## Given exercise
Would you repeat the listing exactly but omit every picture?

-- Start of Data lines --

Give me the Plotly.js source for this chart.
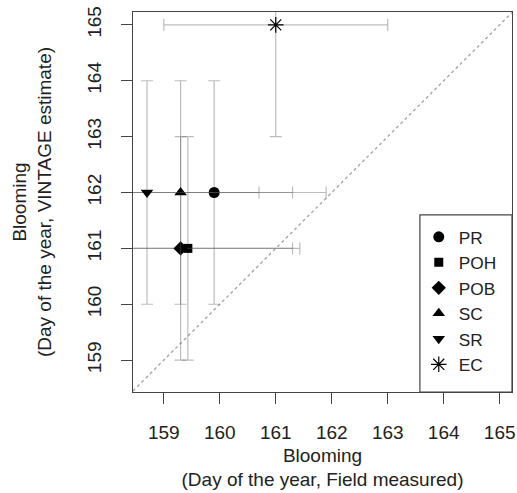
<!DOCTYPE html>
<html>
<head>
<meta charset="utf-8">
<script src="https://cdn.plot.ly/plotly-3.0.1.min.js"></script>
<style>
html,body{margin:0;padding:0;background:#fff;}
#chart{width:517px;height:493px;}
</style>
</head>
<body>
<div id="chart"></div>
<script>
// ---- data ----
var categories = ['PR', 'POH', 'POB', 'SC', 'SR', 'EC'];
var fieldMeasured = [159.9, 159.43, 159.3, 159.3, 158.7, 161.0];
var vintageEstimate = [162, 161, 161, 162, 162, 165];
var fieldError = [2, 2, 2, 2, 2, 2];
var vintageError = [2, 2, 2, 2, 2, 2];
var symbols = ['circle', 'square', 'diamond', 'triangle-up', 'triangle-down', 'asterisk-open'];
var tickValues = [159, 160, 161, 162, 163, 164, 165];

var xRange = [158.45, 165.22];
var yRange = [158.43, 165.23];

var FONT = '"Liberation Sans", Arial, sans-serif';
var TXT = '#222';
var errColor = 'rgba(95,95,95,0.42)';

var traces = categories.map(function (name, i) {
  var isStar = symbols[i] === 'asterisk-open';
  return {
    type: 'scatter',
    mode: 'markers',
    name: name,
    x: [fieldMeasured[i]],
    y: [vintageEstimate[i]],
    marker: {
      symbol: symbols[i],
      size: isStar ? 13 : (symbols[i] === 'square' ? 9 : 11),
      color: '#000',
      line: {color: '#000', width: isStar ? 1.2 : 0}
    },
    error_x: {type: 'data', array: [fieldError[i]], visible: true, color: errColor, thickness: 1.2, width: 6},
    error_y: {type: 'data', array: [vintageError[i]], visible: true, color: errColor, thickness: 1.2, width: 6}
  };
});

var lo = Math.max(xRange[0], yRange[0]);
var hi = Math.min(xRange[1], yRange[1]);

var axisCommon = {
  showgrid: false,
  zeroline: false,
  showline: true,
  mirror: true,
  linecolor: '#444',
  linewidth: 1.2,
  ticks: 'outside',
  ticklen: 11,
  tickwidth: 1.2,
  tickcolor: '#444',
  tickvals: tickValues,
  ticktext: tickValues.map(String),
  tickfont: {family: FONT, size: 19, color: TXT},
  ticklabelstandoff: 12
};

var layout = {
  width: 517,
  height: 493,
  margin: {l: 133, r: 5, t: 12, b: 101},
  paper_bgcolor: '#fff',
  plot_bgcolor: '#fff',
  font: {family: FONT, size: 19, color: TXT},
  showlegend: true,
  legend: {
    x: 0.754, y: 0.455, xanchor: 'left', yanchor: 'top',
    bgcolor: 'rgba(0,0,0,0)', borderwidth: 0,
    font: {family: FONT, size: 17.3, color: TXT},
    tracegroupgap: 0
  },
  xaxis: Object.assign({}, axisCommon, {
    range: xRange,
    title: {text: 'Blooming<br>(Day of the year, Field measured)', font: {family: FONT, size: 19, color: TXT}, standoff: 6}
  }),
  yaxis: Object.assign({}, axisCommon, {
    range: yRange,
    tickangle: -90,
    title: {text: 'Blooming<br>(Day of the year, VINTAGE estimate)', font: {family: FONT, size: 19, color: TXT}, standoff: 27}
  }),
  shapes: [
    {type: 'line', xref: 'x', yref: 'y', x0: lo, y0: lo, x1: hi, y1: hi,
     line: {color: '#a5a5a5', width: 1.4, dash: 'dot'}, layer: 'below'},
    {type: 'rect', xref: 'paper', yref: 'paper', x0: 0.757, x1: 1, y0: 0, y1: 0.466,
     line: {color: '#444', width: 1.2}, fillcolor: '#fff', layer: 'below'}
  ]
};

Plotly.newPlot('chart', traces, layout, {displayModeBar: false, staticPlot: true});
</script>
</body>
</html>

-- End of Data lines --

## Answer for the task
Give me the Plotly.js source for this chart.
<!DOCTYPE html>
<html>
<head>
<meta charset="utf-8">
<script src="https://cdn.plot.ly/plotly-3.0.1.min.js"></script>
<style>
html,body{margin:0;padding:0;background:#fff;}
#chart{width:517px;height:493px;}
</style>
</head>
<body>
<div id="chart"></div>
<script>
// ---- data ----
var categories = ['PR', 'POH', 'POB', 'SC', 'SR', 'EC'];
var fieldMeasured = [159.9, 159.43, 159.3, 159.3, 158.7, 161.0];
var vintageEstimate = [162, 161, 161, 162, 162, 165];
var fieldError = [2, 2, 2, 2, 2, 2];
var vintageError = [2, 2, 2, 2, 2, 2];
var symbols = ['circle', 'square', 'diamond', 'triangle-up', 'triangle-down', 'asterisk-open'];
var tickValues = [159, 160, 161, 162, 163, 164, 165];

var xRange = [158.45, 165.22];
var yRange = [158.43, 165.23];

var FONT = '"Liberation Sans", Arial, sans-serif';
var TXT = '#222';
var errColor = 'rgba(95,95,95,0.42)';

var traces = categories.map(function (name, i) {
  var isStar = symbols[i] === 'asterisk-open';
  return {
    type: 'scatter',
    mode: 'markers',
    name: name,
    x: [fieldMeasured[i]],
    y: [vintageEstimate[i]],
    marker: {
      symbol: symbols[i],
      size: isStar ? 13 : (symbols[i] === 'square' ? 9 : 11),
      color: '#000',
      line: {color: '#000', width: isStar ? 1.2 : 0}
    },
    error_x: {type: 'data', array: [fieldError[i]], visible: true, color: errColor, thickness: 1.2, width: 6},
    error_y: {type: 'data', array: [vintageError[i]], visible: true, color: errColor, thickness: 1.2, width: 6}
  };
});

var lo = Math.max(xRange[0], yRange[0]);
var hi = Math.min(xRange[1], yRange[1]);

var axisCommon = {
  showgrid: false,
  zeroline: false,
  showline: true,
  mirror: true,
  linecolor: '#444',
  linewidth: 1.2,
  ticks: 'outside',
  ticklen: 11,
  tickwidth: 1.2,
  tickcolor: '#444',
  tickvals: tickValues,
  ticktext: tickValues.map(String),
  tickfont: {family: FONT, size: 19, color: TXT},
  ticklabelstandoff: 12
};

var layout = {
  width: 517,
  height: 493,
  margin: {l: 133, r: 5, t: 12, b: 101},
  paper_bgcolor: '#fff',
  plot_bgcolor: '#fff',
  font: {family: FONT, size: 19, color: TXT},
  showlegend: true,
  legend: {
    x: 0.754, y: 0.455, xanchor: 'left', yanchor: 'top',
    bgcolor: 'rgba(0,0,0,0)', borderwidth: 0,
    font: {family: FONT, size: 17.3, color: TXT},
    tracegroupgap: 0
  },
  xaxis: Object.assign({}, axisCommon, {
    range: xRange,
    title: {text: 'Blooming<br>(Day of the year, Field measured)', font: {family: FONT, size: 19, color: TXT}, standoff: 6}
  }),
  yaxis: Object.assign({}, axisCommon, {
    range: yRange,
    tickangle: -90,
    title: {text: 'Blooming<br>(Day of the year, VINTAGE estimate)', font: {family: FONT, size: 19, color: TXT}, standoff: 27}
  }),
  shapes: [
    {type: 'line', xref: 'x', yref: 'y', x0: lo, y0: lo, x1: hi, y1: hi,
     line: {color: '#a5a5a5', width: 1.4, dash: 'dot'}, layer: 'below'},
    {type: 'rect', xref: 'paper', yref: 'paper', x0: 0.757, x1: 1, y0: 0, y1: 0.466,
     line: {color: '#444', width: 1.2}, fillcolor: '#fff', layer: 'below'}
  ]
};

Plotly.newPlot('chart', traces, layout, {displayModeBar: false, staticPlot: true});
</script>
</body>
</html>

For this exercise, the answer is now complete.